Bias-variance tradeoff is a fundamental concept in machine learning that refers to the delicate balance between bias (underfitting) and variance (overfitting) in predictive models. Bias refers to the error arising from incorrect assumptions in the learning algorithm, leading to underfitting and poor generalization capability. On the other hand, variance refers to the error that comes from an overly complex model, resulting in overfitting to the training data and poor predictive performance on unseen data.
How Bias-variance Tradeoff works
In a machine learning model, if the model is too simple, it may not capture necessary patterns in the data, leading to high bias and inaccurate predictions, a case of underfitting. On the other hand, if the model is too complex, it may capture noise and outliers in the training data leading to high variance, and poor performance on the new data, a case of overfitting.

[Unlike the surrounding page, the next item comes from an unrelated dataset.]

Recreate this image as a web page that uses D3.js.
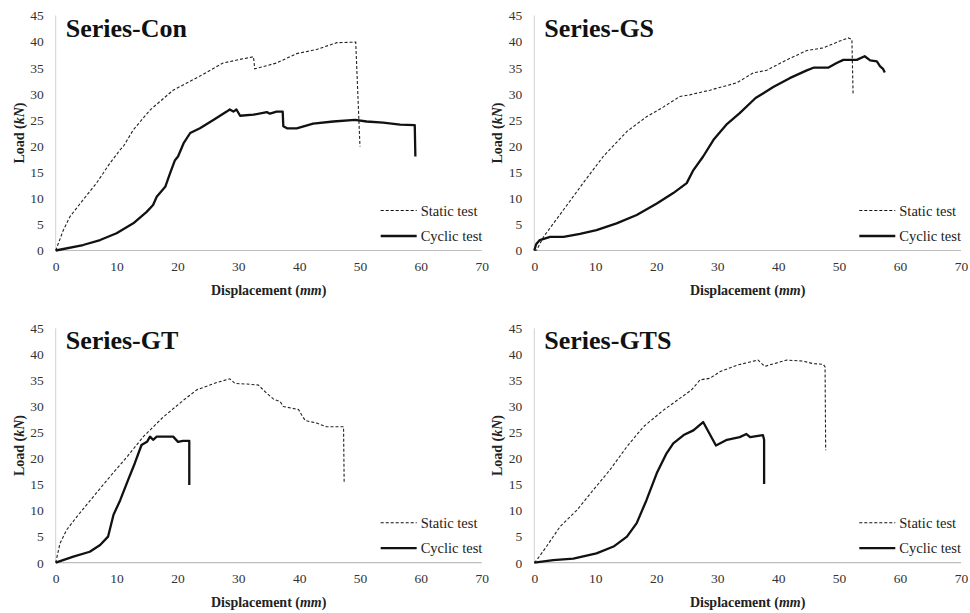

This is where the bias-variance tradeoff comes into play. The goal is to find the right balance where both bias and variance are at their lowest, leading to the most accurate predictions. This is often represented graphically, where the total error is the sum of bias and variance, and the minimum point of the curve represents the optimal model complexity. Too far to the left and the model is underfitting (high bias), too far to the right and the model is overfitting (high variance).
Various techniques such as regularization, cross-validation, and ensemble learning are used to manage the bias-variance tradeoff and achieve the best possible model performance.